Since its release, "Never Too Late" has only been performed on four of Minogue's tours. Its first appearance was in the Enjoy Yourself Tour. It featured a small dance before hand and then the original. Its next performance was not for 11 years when Minogue performed it on her On a Night Like This Tour in 2001, which was launched to promote Light Years. It was performed as part of "Hits Medley" which featured 5 songs from her PWL days: "Step Back in Time", "Never Too Late", "Wouldn't Change a Thing", "Turn It into Love" and "Celebration" respectively.

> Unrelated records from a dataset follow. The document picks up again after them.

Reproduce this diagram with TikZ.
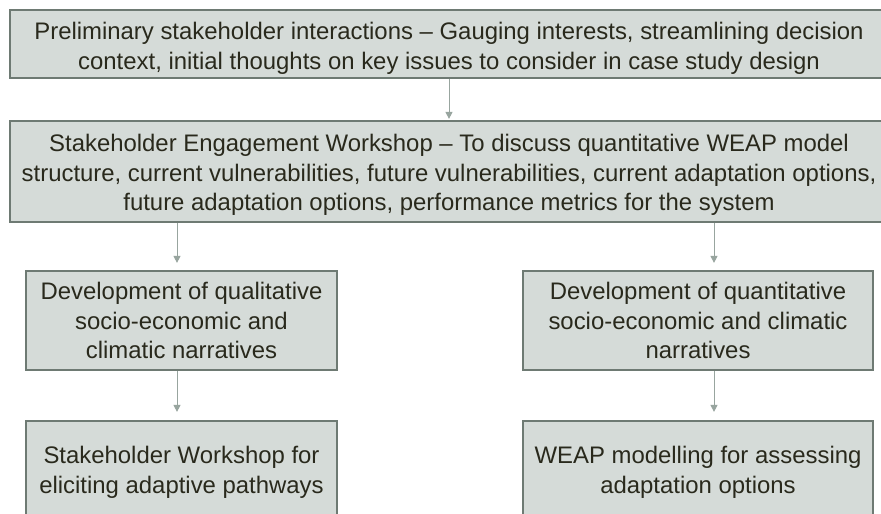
\documentclass[tikz,border=0pt]{standalone}
\usepackage{fontspec}
\setmainfont{Liberation Sans}
\usetikzlibrary{arrows.meta}
\definecolor{boxfill}{HTML}{D5DBD8}
\definecolor{boxline}{HTML}{6E7A73}
\definecolor{arrcol}{HTML}{98A59F}
\definecolor{txtcol}{HTML}{29291C}
\tikzset{
  box/.style={draw=boxline, fill=boxfill, line width=2.2bp, align=center, inner sep=0pt,
    text=txtcol, font=\fontsize{24}{29.5}\selectfont},
  arr/.style={draw=arrcol, line width=1bp, -{Triangle[width=7bp,length=7bp]}}
}
\begin{document}
\begin{tikzpicture}[x=1bp,y=-1bp]
\useasboundingbox (0,0) rectangle (881,514);
\clip (0,0) rectangle (881,514);
\fill[white] (0,0) rectangle (881,514);
\node[box, minimum width=878bp, minimum height=68bp] (pre) at (449,44)
  {\rule{0pt}{26bp}Preliminary stakeholder interactions -- Gauging interests, streamlining decision\\
   context, initial thoughts on key issues to consider in case study design};
\node[box, minimum width=878bp, minimum height=101bp] (ws) at (449,171.5)
  {\rule{0pt}{24bp}Stakeholder Engagement Workshop -- To discuss quantitative WEAP model\\
   structure, current vulnerabilities, future vulnerabilities, current adaptation options,\\
   future adaptation options, performance metrics for the system};
\node[box, minimum width=311bp, minimum height=99bp] (ql) at (181.5,320.5)
  {Development of qualitative\\socio-economic and\\climatic narratives};
\node[box, minimum width=350bp, minimum height=99bp] (qn) at (698,320.5)
  {Development of quantitative\\socio-economic and climatic\\narratives};
\node[box, minimum width=311bp, minimum height=100bp] (sw) at (181.5,471)
  {\rule{0pt}{20bp}Stakeholder Workshop for\\eliciting adaptive pathways};
\node[box, minimum width=350bp, minimum height=100bp] (wm) at (698,471)
  {\rule{0pt}{20bp}WEAP modelling for assessing\\adaptation options};
\draw[arr] (pre.south) -- ([yshift=1bp]ws.north);
\draw[arr] ([xshift=-4.5bp]ws.south -| ql.north) -- ([xshift=-4.5bp,yshift=7bp]ql.north);
\draw[arr] ([xshift=16bp]ws.south -| qn.north) -- ([xshift=16bp,yshift=7bp]qn.north);
\draw[arr] ([xshift=-4.5bp]ql.south) -- ([xshift=-4.5bp,yshift=8bp]sw.north);
\draw[arr] ([xshift=16bp]qn.south) -- ([xshift=16bp,yshift=8bp]wm.north);
\end{tikzpicture}
\end{document}
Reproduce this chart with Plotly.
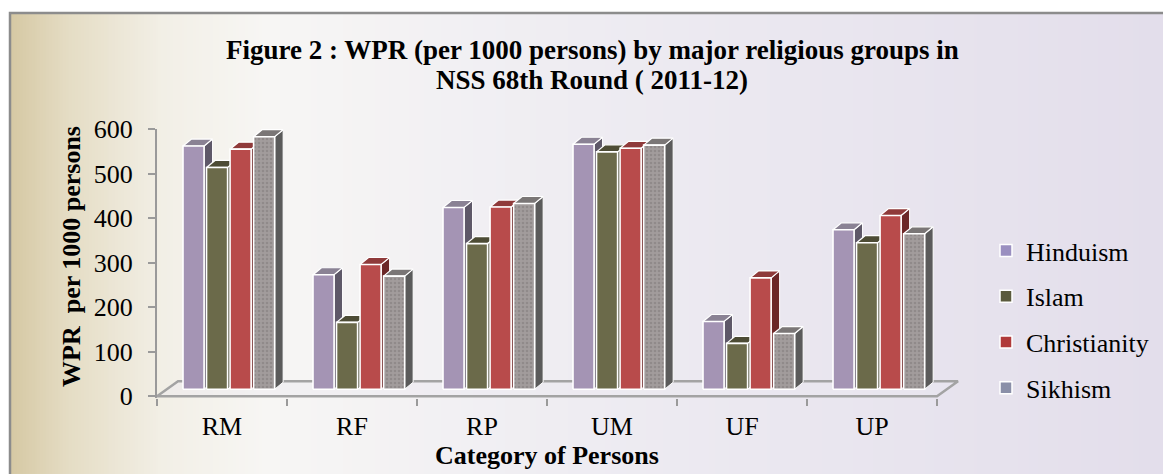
import base64, struct, zlib
import plotly.graph_objects as go

# ---------------- data ----------------
categories = ["RM", "RF", "RP", "UM", "UF", "UP"]
hinduism = [546, 257, 408, 550, 152, 358]
islam = [498, 150, 327, 533, 103, 329]
christianity = [539, 280, 409, 541, 250, 390]
sikhism = [567, 254, 417, 548, 125, 349]
series_names = ["Hinduism", "Islam", "Christianity", "Sikhism"]
y_ticks = [0, 100, 200, 300, 400, 500, 600]

# ---------------- styling ----------------
FONT = "Liberation Serif"
W, H = 1163, 474
L, T = 157, 129
XR = [-0.5, 5.7]
YR = [-4, 600]
PX_PER_X = 130.0
PX_PER_Y = 0.4454
PW = (XR[1] - XR[0]) * PX_PER_X
PH = (YR[1] - YR[0]) * PX_PER_Y
R = W - L - PW
B = H - T - PH
BOTTOM = T + PH

# bar geometry (category units / value units)
OFF0, STEP, BW = -0.30, 0.181, 0.162
DX = 8.5 / PX_PER_X
DY = 7.0 / PX_PER_Y
BASE = DY
FLOOR_DX = 21 / PX_PER_X
FLOOR_DY = 15 / PX_PER_Y

front_cols = ["#a494b4", "#6b6a4a", "#b84b4b", "#9e9898"]
top_cols = ["#8a8294", "#4d4c35", "#8f3a3a", "#7a7676"]
side_cols = ["#5e5868", "#3f3e2a", "#6c2727", "#5b5b5b"]
legend_cols = ["#9a8fc0", "#5a5a3c", "#b03a3a", "#8a8fa8"]


def px_x(px):
    return (px - L) / PW


def px_y(py):
    return (BOTTOM - py) / PH


def png_uri(stops, width=400):
    row = []
    for i in range(width):
        f = i / (width - 1)
        for k in range(len(stops) - 1):
            p0, c0 = stops[k]
            p1, c1 = stops[k + 1]
            if p0 <= f <= p1:
                t = (f - p0) / (p1 - p0) if p1 > p0 else 0
                row.extend(int(round(c0[m] + (c1[m] - c0[m]) * t)) for m in range(3))
                break
    raw = b"\x00" + bytes(row)

    def chunk(tag, data):
        c = struct.pack(">I", len(data)) + tag + data
        return c + struct.pack(">I", zlib.crc32(tag + data) & 0xFFFFFFFF)

    png = b"\x89PNG\r\n\x1a\n"
    png += chunk(b"IHDR", struct.pack(">IIBBBBB", width, 1, 8, 2, 0, 0, 0))
    png += chunk(b"IDAT", zlib.compress(raw))
    png += chunk(b"IEND", b"")
    return "data:image/png;base64," + base64.b64encode(png).decode()


bg_stops = [
    (0.0, (214, 201, 164)),
    (0.05, (229, 221, 197)),
    (0.13, (242, 239, 230)),
    (0.22, (247, 246, 244)),
    (0.5, (238, 236, 242)),
    (1.0, (227, 222, 235)),
]

fig = go.Figure()

# floor
fx = [XR[0], 5.5, 5.5 + FLOOR_DX, XR[0] + FLOOR_DX, XR[0]]
fy = [0, 0, FLOOR_DY, FLOOR_DY, 0]
fig.add_trace(go.Scatter(x=fx, y=fy, mode="lines", fill="toself",
                         fillcolor="rgba(235,233,240,0.4)",
                         line=dict(color="#a3a3a3", width=2.5),
                         showlegend=False, hoverinfo="skip"))

all_series = [hinduism, islam, christianity, sikhism]
for j, vals in enumerate(all_series):
    sx, sy, tx, ty, fxs, fys = [], [], [], [], [], []
    for i, v in enumerate(vals):
        xl = i + OFF0 + j * STEP
        xr = xl + BW
        top = v + BASE
        fxs += [xl, xr, xr, xl, xl, None]
        fys += [BASE, BASE, top, top, BASE, None]
        tx += [xl, xr, xr + DX, xl + DX, xl, None]
        ty += [top, top, top + DY, top + DY, top, None]
        sx += [xr, xr + DX, xr + DX, xr, xr, None]
        sy += [BASE, BASE + DY, top + DY, top, BASE, None]
    fig.add_trace(go.Scatter(x=sx, y=sy, mode="lines", fill="toself",
                             fillcolor=side_cols[j], line=dict(color="white", width=1),
                             showlegend=False, hoverinfo="skip"))
    fig.add_trace(go.Scatter(x=tx, y=ty, mode="lines", fill="toself",
                             fillcolor=top_cols[j], line=dict(color="white", width=1.2),
                             showlegend=False, hoverinfo="skip"))
    fp = None
    if j == 3:
        fp = dict(shape=".", bgcolor="#a29c9c", fgcolor="#7e7878", size=4, solidity=0.35)
    fig.add_trace(go.Scatter(x=fxs, y=fys, mode="lines", fill="toself",
                             fillcolor=front_cols[j], fillpattern=fp,
                             line=dict(color="white", width=1.6),
                             showlegend=False, hoverinfo="skip"))

for j, name in enumerate(series_names):
    fig.add_trace(go.Scatter(x=[None], y=[None], mode="markers", name=name,
                             legendgroup=name,
                             marker=dict(symbol="square", size=12, color=legend_cols[j],
                                         line=dict(color="white", width=1.5))))

fig.update_layout(
    width=W, height=H, autosize=False,
    margin=dict(l=L, r=R, t=T, b=B, pad=0, autoexpand=False),
    paper_bgcolor="white", plot_bgcolor="rgba(0,0,0,0)",
    font=dict(family=FONT, size=26, color="black"),
    showlegend=True,
    legend=dict(x=px_x(986), y=px_y(227), xanchor="left", yanchor="top",
                bgcolor="rgba(0,0,0,0)", font=dict(size=26, family=FONT, color="black"),
                tracegroupgap=9, itemwidth=30),
    xaxis=dict(range=XR, tickvals=list(range(len(categories))), ticktext=categories,
               ticks="", showgrid=False, zeroline=False, showline=False,
               tickfont=dict(size=26, family=FONT), ticklabelstandoff=10,
               minor=dict(tickmode="linear", tick0=-0.5, dtick=1, ticks="outside",
                          ticklen=7, tickwidth=2, tickcolor="#9a9a9a", showgrid=False)),
    yaxis=dict(range=YR, tickvals=y_ticks, ticks="outside", ticklen=7, tickwidth=2,
               tickcolor="#9a9a9a", showline=True, linecolor="#9a9a9a", linewidth=2,
               showgrid=False, zeroline=False, tickfont=dict(size=26, family=FONT),
               ticklabelstandoff=10),
    images=[dict(source=png_uri(bg_stops), xref="paper", yref="paper",
                 x=px_x(10), y=px_y(13), sizex=(W - 10) / PW, sizey=(H - 13) / PH,
                 sizing="stretch", xanchor="left", yanchor="top", layer="below")],
    shapes=[dict(type="rect", xref="paper", yref="paper",
                 x0=px_x(10), x1=px_x(W + 5), y0=px_y(H + 5), y1=px_y(13),
                 line=dict(color="#8c8c8c", width=2.5), fillcolor="rgba(0,0,0,0)")],
    annotations=[
        dict(text="<b>Figure 2 : WPR (per 1000 persons) by major religious groups in</b>",
             xref="paper", yref="paper", x=px_x(592), y=px_y(50), xanchor="center",
             yanchor="middle", showarrow=False, font=dict(size=27, family=FONT)),
        dict(text="<b>NSS 68th Round ( 2011-12)</b>",
             xref="paper", yref="paper", x=px_x(592), y=px_y(80), xanchor="center",
             yanchor="middle", showarrow=False, font=dict(size=27, family=FONT)),
        dict(text="<b>WPR\u00a0 per 1000 persons</b>", textangle=-90,
             xref="paper", yref="paper", x=px_x(72), y=px_y(257), xanchor="center",
             yanchor="middle", showarrow=False, font=dict(size=26, family=FONT)),
        dict(text="<b>Category of Persons</b>",
             xref="paper", yref="paper", x=px_x(547), y=px_y(456), xanchor="center",
             yanchor="middle", showarrow=False, font=dict(size=26, family=FONT)),
    ],
)

fig.write_html("out.html", config={"displayModeBar": False},
               post_script="document.body.style.margin='0';document.body.style.overflow='hidden';")
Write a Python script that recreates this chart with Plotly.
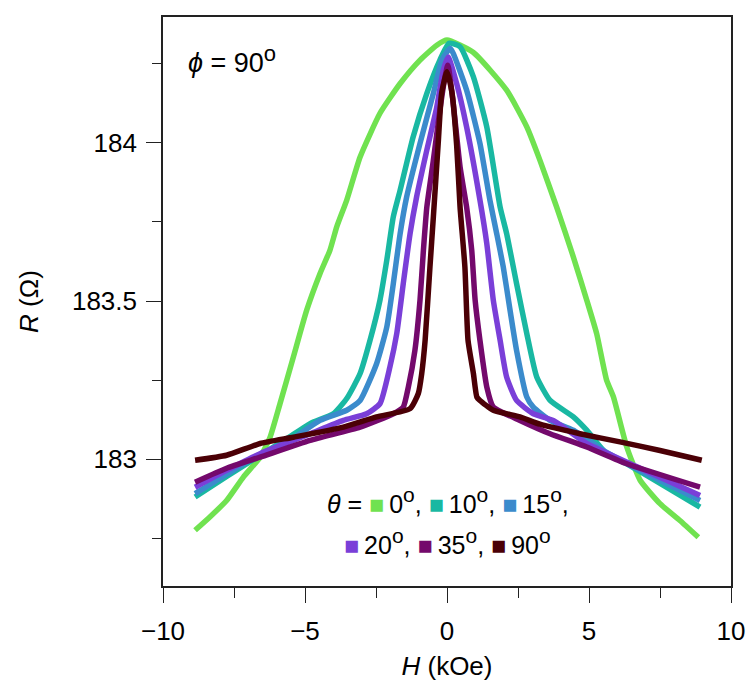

It was then set to be part of her KylieFever2002 set list as a space age version to feature as the opening to the act entitled "Cybertronica", but was removed at the last minute. It made an appearance on Minogue's Kiss Me Once Tour in 2014. It featured in the "Dollshouse Medley" which featured four songs from her PWL days: "Hand on Your Heart", "Never Too Late", "Got to Be Certain" and "I Should Be So Lucky" respectively. In this segment of the show, Minogue began in a pink shawl and took a layer off at the beginning of each song, before ending in a corset and knickers to sing "I Should Be So Lucky" in a bath, alluding to a scene in the song's music video. More recently, it is performed on her Summer 2019 Tour.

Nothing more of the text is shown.